Die von allen Seiten – so noch durch das Gesetz über wirtschaftliche Hilfe für Ostpreußen vom 18. Mai 1929 (Reichsgesetzblatt, Teil I vom 24. Mai 1929) – anerkannte berufungslose Sonderlage der Provinz Ostpreußen muß zum Grundsatz und Hauptziel der Staatspflege im Osten gemacht und alle praktischen Maßnahmen müssen hierauf abgestellt werden. In diesem Geiste muß auch die Schadloshaltung der Provinz Ostpreußen für alle durch das Liquidationsabkommen mit Polen betroffenen Entschädigungsansprüche behandelt und zugesagt werden3.

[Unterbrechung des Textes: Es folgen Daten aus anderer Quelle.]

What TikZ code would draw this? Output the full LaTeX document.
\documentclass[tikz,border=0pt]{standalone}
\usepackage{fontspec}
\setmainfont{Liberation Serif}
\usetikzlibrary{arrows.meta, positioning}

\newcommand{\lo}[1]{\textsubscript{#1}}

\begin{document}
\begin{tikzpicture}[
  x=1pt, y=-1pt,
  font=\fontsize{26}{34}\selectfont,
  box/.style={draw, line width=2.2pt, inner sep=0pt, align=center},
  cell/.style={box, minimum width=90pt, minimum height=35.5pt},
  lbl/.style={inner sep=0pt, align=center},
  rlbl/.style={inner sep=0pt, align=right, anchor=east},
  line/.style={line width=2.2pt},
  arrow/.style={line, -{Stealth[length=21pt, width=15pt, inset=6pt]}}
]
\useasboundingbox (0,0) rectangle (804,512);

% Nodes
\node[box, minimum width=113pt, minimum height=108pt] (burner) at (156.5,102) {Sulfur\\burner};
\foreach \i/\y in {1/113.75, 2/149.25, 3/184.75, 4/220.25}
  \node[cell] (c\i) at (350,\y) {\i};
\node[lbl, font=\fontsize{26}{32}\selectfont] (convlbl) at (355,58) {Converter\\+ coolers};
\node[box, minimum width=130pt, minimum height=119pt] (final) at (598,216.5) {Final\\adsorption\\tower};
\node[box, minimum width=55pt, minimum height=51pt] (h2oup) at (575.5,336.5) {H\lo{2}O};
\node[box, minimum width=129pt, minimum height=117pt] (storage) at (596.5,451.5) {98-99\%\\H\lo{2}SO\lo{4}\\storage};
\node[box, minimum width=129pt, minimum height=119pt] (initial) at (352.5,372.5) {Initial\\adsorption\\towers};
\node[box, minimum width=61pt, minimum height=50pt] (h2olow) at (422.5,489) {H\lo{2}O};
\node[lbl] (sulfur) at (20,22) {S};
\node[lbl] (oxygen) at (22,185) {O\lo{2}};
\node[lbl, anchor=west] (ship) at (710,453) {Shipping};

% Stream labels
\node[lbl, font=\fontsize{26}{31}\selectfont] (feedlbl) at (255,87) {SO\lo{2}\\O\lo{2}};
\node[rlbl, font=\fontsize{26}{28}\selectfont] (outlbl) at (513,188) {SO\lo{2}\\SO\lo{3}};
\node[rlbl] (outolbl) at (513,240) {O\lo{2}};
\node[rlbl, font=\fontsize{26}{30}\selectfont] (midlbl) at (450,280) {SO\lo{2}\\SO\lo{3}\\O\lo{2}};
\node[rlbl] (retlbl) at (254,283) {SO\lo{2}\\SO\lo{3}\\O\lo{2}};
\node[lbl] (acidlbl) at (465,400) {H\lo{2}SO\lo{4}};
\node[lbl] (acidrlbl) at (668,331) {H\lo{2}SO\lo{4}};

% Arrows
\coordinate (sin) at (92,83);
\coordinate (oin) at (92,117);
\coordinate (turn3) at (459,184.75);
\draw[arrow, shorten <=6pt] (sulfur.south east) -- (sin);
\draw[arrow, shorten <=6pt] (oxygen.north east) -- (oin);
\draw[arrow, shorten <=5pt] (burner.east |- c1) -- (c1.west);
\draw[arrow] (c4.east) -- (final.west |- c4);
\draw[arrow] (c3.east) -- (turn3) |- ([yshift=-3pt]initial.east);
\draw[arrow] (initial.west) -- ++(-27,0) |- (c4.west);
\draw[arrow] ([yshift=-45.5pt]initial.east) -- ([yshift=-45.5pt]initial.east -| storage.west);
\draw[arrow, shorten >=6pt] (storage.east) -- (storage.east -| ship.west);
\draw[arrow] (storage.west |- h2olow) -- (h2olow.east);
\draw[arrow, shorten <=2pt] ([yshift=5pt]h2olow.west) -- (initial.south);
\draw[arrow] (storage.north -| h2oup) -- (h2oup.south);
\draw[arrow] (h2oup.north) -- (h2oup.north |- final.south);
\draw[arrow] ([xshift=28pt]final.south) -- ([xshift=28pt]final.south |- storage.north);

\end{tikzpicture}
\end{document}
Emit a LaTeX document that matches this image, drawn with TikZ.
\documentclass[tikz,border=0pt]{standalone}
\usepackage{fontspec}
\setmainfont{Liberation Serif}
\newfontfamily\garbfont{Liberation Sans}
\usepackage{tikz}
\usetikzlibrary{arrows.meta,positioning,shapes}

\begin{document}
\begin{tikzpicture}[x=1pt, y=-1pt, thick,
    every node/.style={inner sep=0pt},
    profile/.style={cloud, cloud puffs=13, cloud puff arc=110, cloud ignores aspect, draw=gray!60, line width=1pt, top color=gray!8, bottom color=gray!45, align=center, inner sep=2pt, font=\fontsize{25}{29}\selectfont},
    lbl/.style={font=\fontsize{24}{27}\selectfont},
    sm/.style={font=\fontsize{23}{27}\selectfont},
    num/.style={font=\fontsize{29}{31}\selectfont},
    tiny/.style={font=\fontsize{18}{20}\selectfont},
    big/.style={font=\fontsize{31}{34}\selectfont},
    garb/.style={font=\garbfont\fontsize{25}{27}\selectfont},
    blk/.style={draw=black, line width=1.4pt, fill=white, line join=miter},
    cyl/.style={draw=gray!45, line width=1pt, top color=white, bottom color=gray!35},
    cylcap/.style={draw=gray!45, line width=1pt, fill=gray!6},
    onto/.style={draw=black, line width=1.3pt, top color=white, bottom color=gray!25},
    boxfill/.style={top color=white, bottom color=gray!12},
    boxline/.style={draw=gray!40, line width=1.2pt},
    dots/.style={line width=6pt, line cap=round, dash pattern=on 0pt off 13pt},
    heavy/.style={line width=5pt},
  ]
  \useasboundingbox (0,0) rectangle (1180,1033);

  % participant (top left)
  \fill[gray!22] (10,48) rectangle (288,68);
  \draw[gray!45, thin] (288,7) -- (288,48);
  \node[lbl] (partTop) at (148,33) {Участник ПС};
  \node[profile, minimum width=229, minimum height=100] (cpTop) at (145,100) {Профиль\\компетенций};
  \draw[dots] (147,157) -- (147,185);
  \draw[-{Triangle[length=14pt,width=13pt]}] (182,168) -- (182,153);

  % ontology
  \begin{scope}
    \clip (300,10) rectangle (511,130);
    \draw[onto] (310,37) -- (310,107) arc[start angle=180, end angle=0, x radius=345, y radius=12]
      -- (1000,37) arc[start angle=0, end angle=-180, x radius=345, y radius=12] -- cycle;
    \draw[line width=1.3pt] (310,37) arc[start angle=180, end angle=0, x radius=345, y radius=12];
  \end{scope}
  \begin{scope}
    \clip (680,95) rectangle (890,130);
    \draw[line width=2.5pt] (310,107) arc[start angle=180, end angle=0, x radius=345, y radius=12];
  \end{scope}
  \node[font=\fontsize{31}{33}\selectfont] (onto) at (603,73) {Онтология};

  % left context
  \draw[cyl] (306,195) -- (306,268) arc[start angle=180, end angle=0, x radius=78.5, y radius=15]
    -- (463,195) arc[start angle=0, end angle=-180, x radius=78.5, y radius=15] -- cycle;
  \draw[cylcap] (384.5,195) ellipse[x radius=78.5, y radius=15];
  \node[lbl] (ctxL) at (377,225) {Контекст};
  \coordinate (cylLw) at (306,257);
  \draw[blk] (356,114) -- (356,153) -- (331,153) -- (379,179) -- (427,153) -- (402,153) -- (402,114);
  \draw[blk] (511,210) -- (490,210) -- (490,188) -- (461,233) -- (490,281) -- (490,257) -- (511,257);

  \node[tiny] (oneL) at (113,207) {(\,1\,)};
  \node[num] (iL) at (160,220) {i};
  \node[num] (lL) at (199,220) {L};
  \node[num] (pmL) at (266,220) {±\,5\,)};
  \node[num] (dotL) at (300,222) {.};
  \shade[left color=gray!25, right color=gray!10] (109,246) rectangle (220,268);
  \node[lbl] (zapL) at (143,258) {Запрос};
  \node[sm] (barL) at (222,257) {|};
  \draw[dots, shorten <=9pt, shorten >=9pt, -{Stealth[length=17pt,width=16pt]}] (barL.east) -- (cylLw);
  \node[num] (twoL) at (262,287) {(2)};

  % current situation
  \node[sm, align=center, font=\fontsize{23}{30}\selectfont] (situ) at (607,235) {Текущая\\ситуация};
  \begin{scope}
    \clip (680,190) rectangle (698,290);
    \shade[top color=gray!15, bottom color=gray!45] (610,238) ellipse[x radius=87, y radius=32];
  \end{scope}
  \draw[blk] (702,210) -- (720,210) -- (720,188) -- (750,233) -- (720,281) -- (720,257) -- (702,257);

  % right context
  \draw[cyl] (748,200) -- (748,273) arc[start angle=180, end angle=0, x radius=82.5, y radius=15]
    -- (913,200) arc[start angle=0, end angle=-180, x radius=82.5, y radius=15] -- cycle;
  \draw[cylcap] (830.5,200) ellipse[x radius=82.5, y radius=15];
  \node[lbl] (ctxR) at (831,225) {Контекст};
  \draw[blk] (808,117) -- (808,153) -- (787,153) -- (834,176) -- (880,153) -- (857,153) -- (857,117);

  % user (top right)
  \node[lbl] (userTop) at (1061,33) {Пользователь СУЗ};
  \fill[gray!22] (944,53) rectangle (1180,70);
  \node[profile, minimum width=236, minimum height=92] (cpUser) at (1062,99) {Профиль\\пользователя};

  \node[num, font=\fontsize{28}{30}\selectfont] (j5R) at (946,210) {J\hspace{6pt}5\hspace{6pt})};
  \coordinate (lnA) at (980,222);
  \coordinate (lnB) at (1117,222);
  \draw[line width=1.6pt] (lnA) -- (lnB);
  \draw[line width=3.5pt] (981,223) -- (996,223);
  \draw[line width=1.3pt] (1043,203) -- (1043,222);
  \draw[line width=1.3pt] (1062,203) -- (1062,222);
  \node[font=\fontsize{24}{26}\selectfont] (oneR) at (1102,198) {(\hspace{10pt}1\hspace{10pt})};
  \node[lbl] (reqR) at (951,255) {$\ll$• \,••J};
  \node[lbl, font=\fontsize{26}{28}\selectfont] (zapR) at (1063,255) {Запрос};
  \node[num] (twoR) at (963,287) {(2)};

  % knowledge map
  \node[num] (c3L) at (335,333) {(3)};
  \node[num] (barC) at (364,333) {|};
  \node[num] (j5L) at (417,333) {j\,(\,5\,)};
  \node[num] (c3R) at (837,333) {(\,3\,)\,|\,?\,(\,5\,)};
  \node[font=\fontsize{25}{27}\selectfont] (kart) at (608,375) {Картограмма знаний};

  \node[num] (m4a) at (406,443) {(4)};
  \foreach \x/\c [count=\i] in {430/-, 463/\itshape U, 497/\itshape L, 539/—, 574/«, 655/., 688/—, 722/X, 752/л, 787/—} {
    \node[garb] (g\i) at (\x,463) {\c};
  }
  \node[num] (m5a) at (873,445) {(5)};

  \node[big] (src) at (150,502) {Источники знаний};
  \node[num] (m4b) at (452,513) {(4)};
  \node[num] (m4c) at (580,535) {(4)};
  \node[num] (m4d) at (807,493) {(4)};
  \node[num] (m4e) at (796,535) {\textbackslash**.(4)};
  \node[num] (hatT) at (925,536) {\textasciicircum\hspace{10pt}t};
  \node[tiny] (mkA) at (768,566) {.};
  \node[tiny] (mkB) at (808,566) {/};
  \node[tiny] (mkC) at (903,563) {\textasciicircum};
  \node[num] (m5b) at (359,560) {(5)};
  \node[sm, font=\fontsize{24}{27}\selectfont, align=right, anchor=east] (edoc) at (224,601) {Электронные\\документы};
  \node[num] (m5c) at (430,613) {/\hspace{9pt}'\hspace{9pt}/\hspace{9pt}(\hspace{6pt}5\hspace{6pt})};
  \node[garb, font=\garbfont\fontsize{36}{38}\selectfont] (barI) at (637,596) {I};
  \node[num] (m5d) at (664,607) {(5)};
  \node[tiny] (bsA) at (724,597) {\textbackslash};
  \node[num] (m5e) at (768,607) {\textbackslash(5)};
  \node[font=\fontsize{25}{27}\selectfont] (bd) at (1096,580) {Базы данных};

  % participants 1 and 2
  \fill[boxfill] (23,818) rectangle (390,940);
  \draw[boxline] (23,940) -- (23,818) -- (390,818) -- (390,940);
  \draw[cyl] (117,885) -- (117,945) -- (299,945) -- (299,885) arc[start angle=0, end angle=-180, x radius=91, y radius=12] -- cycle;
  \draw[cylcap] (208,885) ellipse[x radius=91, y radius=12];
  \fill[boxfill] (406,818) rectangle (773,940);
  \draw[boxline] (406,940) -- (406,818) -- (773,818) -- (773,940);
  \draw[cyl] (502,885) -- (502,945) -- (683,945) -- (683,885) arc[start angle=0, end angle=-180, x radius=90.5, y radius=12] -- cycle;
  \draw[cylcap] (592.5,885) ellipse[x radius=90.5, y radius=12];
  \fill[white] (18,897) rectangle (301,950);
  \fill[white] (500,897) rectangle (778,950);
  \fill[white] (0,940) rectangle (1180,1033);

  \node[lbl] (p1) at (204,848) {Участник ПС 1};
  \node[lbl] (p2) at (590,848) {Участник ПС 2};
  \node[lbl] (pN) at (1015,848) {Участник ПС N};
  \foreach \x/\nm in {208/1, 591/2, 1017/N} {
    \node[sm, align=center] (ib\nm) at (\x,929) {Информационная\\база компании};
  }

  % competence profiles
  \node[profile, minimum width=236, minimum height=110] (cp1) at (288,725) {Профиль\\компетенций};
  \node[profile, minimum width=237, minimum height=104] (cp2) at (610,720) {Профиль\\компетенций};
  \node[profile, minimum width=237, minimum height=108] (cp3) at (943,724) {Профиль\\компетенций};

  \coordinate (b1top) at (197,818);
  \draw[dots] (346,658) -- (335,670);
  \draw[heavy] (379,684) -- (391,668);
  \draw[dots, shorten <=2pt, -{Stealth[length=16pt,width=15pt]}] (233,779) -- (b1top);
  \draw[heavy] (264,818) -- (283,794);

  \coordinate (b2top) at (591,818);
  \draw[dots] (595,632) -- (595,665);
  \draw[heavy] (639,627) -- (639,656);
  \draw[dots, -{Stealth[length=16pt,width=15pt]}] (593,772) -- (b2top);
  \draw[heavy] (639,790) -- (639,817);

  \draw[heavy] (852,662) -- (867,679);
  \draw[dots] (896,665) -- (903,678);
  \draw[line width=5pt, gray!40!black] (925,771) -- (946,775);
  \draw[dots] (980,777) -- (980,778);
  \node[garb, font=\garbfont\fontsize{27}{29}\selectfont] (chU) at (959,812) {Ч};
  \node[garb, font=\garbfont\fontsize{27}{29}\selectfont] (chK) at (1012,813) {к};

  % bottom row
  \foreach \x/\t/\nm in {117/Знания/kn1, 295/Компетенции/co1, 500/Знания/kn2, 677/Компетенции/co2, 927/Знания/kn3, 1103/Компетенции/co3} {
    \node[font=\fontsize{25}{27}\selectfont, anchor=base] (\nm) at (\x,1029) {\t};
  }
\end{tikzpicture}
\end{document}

Mit der Versicherung ausgezeichneter Hochachtung bin ich

Ihr sehr ergebener

Dr. Blunck

Landeshauptmann

der Provinz Ostpreußen.

Fußnoten

1

Diese Denkschrift: „Die Not der preußischen Ostprovinzen“ hg. von den Landeshauptleuten der Provinzen Ostpreußen, Grenzmark, Posen-Westpreußen, Pommern, Brandenburg, Niederschlesien und Oberschlesien war „als Handschrift gedruckt“ worden und befindet sich in R 43 I /1800 , Bl. 165-193, hier: Bl. 165-193.

2

Der Provinzialverband Ostpreußen sei Rechtsnachfolger des Provinzialverbandes Westpreußen, daher stünden ihm die westpr. Vermögenswerte zu, die sich Polen angeeignet habe, ohne daß sie den dt. Reparationsleistungen gutgeschrieben worden seien, hatte der ostpr. Landeshauptmann bereits in einem Schreiben vom 29.1.30 dem RK mitgeteilt. Da das Reich im Liquidationsabkommen mit Polen seinen Verzicht erklärt habe, könne auch Ostpreußen zum Ausgleich der neuen Lasten keine Forderungen mehr erheben (R 43 I /1857 , Bl. 192-202, hier: Bl. 192-202).

3

Ostpreußen solle geholfen werden, erwiderte der RK in einem vom AA entworfenen Schreiben am 24. 3. (R 43 I /1857 , Bl. 237 f., hier: Bl. 237 f.). Ziel des Liquidationsabkommens mit Polen, wurde weiter ausgeführt, sei die Sicherung der Deutschen in den abgetretenen Gebieten, und die Befürchtung eines Ostlocarnos entbehre jeder Grundlage. Das Abkommen stelle für die RReg. kein Hindernis in der Frage der Ostgrenze dar. Außerdem wurde erklärt, die Auseinandersetzungen über das Vermögen öffentlich-rechtlicher Körperschaften seien von den Vereinbarungen mit Polen nicht berührt, sondern die Möglichkeiten zu weiteren Verhandlungen ausdrücklich gewahrt worden. Aus der Übereinkunft würden für den Osten keine finanziellen Auswirkungen erwachsen. Die RReg. handele in Übereinstimmung mit der Erklärung des RPräs. über das dt.-poln. Abkommen vom 18.3.30 (Dok. Nr. 480).